Strona 1 z 1
Przednie zawieszenie
: 25 sty 2010, 19:39
autor: Jasiu
Czy normalną sprawą jest, że drążek do którego przymocowany jest wahacz (taki wygięty jakby w znak zapytania) jest przyspawany na stałe do przedniego wózka?
Tzn. można odkręcić nakrętkę - ale to tyle. O ile pamiętam to wystarczyło troszę się pogimnastykować i drążek(czy jak to się tam nazywa) można było swobodnie wyciągnąć, uwalniając jednocześnie wahacz.
Co proponujecie w takiej sytuacji? Domyslam się, że trzeba to "odspawać", ale co dalej?
Czy w ogóle temat jest do odratowania?

Re: Przednie zawieszenie
: 25 sty 2010, 19:42
autor: flapjck1
nie powinien
prawdopodobnie komus wytluklo "gniazdo" w wozku i postanowil zaradzic zmienianiu geometrii w trakcie jazdy

Re: Przednie zawieszenie
: 25 sty 2010, 19:48
autor: Jasiu
hmm... ale co z tym teraz począć?
Re: Przednie zawieszenie
: 25 sty 2010, 19:50
autor: flapjck1
zalezy jak pospawane - jak ciaglym na okolo to mozesz probowac zeszlifowac spaw ale pewnie juz to nic nie da
zrob zdjecie i wrzuc tu
Re: Przednie zawieszenie
: 25 sty 2010, 20:03
autor: Jasiu
proszę
Re: Przednie zawieszenie
: 25 sty 2010, 20:10
autor: flapjck1
o k...
ten wozek to zlom, rozbite otwory i pospawane szpilki zeby sie to jakos trzymalo
proponuje ci poszukac innego
Re: Przednie zawieszenie
: 25 sty 2010, 20:21
autor: Jasiu
Czy ktoś jeszcze mógłby potwierdzić ekspertyzę flapa?
Nie chciałbym się opierać na zdaniu jednej osoby (choć moje jest podobne) w rozmowie z byłym właścicielem wózeczka.
Re: Przednie zawieszenie
: 25 sty 2010, 20:48
autor: Sadam
sporo widziałem, ale żeby wypierdzielić taką dziurę w wózku to trzeba się na prawdę mocno postarać...
Re: Przednie zawieszenie
: 25 sty 2010, 21:10
autor: Jasiek
niezła dziura.
tego raczej sie nie da naprawic.
Re: Przednie zawieszenie
: 31 sty 2010, 13:53
autor: markfive
Taki stan elementów zawieszenia bardzo, źle świadczy również o całej reszcie. To wyglada tak jakby auto na przykład po przywiezieniu ze szrotu poskładane było na sztukę do sprzedania. Może się mylę, ale jeżeli tak było musisz sie liczyć z koniecznościa dokładnego przegladu wszystkich podzespołów po podniesieniu samochodu na podnośniku w stacji obsługi.

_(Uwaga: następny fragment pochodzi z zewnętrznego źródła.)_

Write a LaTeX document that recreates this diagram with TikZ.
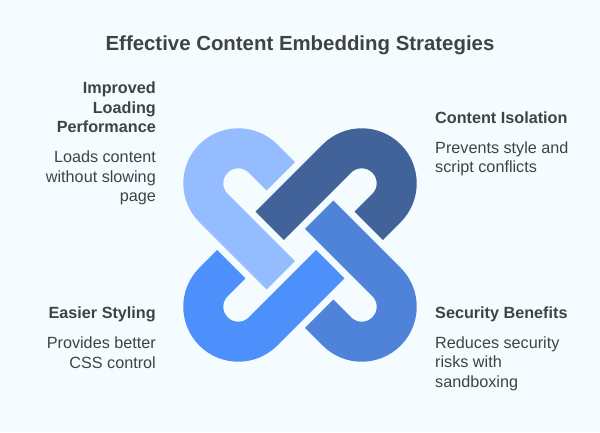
\documentclass[tikz,border=0pt]{standalone}
\usepackage{fontspec}
\setmainfont{Liberation Sans}
\usetikzlibrary{positioning}
\definecolor{pagefill}{RGB}{244, 252, 255}
\definecolor{textgrey}{RGB}{64, 66, 70}
\definecolor{linklight}{RGB}{148, 188, 255}
\definecolor{linkdark}{RGB}{66, 99, 154}
\definecolor{linkmid}{RGB}{79, 130, 217}
\definecolor{linkblue}{RGB}{77, 143, 251}
\tikzset{
    x=1pt, y=1pt,
    linkband/.pic={
        \draw[line width=40pt] (-19.2, 68.7) -- (-36.95, 86.45)
            arc[start angle=45, end angle=225, radius=35] -- (-19.2, -30.3);
    },
    headtext/.style={font=\bfseries\fontsize{16.2}{19.5}\selectfont, text=textgrey, inner sep=0pt},
    bodytext/.style={font=\fontsize{16.2}{19.5}\selectfont, text=textgrey, inner sep=0pt},
}
\begin{document}
\begin{tikzpicture}
    \fill[pagefill] (0, 0) rectangle (600, 432);
    \useasboundingbox (0, 0) rectangle (600, 432);
    \node[headtext, font=\bfseries\fontsize{20.4}{24}\selectfont] (title) at (300, 386.5) {Effective Content Embedding Strategies};
    \foreach \angle/\shade in {0/linklight, -90/linkdark, -180/linkmid, -270/linkblue}
        \pic[rotate=\angle, color=\shade] at (300, 187) {linkband};
    % left side
    \node[headtext, align=right, anchor=north east] (loading) at (156, 350) {Improved\\Loading\\Performance};
    \node[bodytext, align=right, below=17.5pt of loading.south east, anchor=north east] (loadingtext) {Loads content\\without slowing\\page};
    \node[headtext, align=right, anchor=north east] (styling) at (156, 125) {Easier Styling};
    \node[bodytext, align=right, below=14pt of styling.south east, anchor=north east] (stylingtext) {Provides better\\CSS control};
    % right side
    \node[headtext, align=left, anchor=north west] (isolation) at (435, 320) {Content Isolation};
    \node[bodytext, align=left, below=17pt of isolation.south west, anchor=north west] (isolationtext) {Prevents style and\\script conflicts};
    \node[headtext, align=left, anchor=north west] (security) at (435, 125) {Security Benefits};
    \node[bodytext, align=left, below=14pt of security.south west, anchor=north west] (securitytext) {Reduces security\\risks with\\sandboxing};
\end{tikzpicture}
\end{document}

Taki stan jest niebezpieczny i nie przejdzie na podstawowym okresowym badaniu technicznym.
Naprawić da się wszystko. W tym wypadku konieczna jest wymiana ramy przedniego wózka. Rama moze być nowa, używana nieuszkodzona lub naprawiona poprzez wycięcie uszkodzonych elementów i wspawanie nowych. To ostatnie rozwiązanie nie jest zadaniem dla majsterkowiczów, czy przypadkowego spawacza (konieczność zachowania prawidłowych wymiarów i geometrii) więc nie wiem czy opłacalne.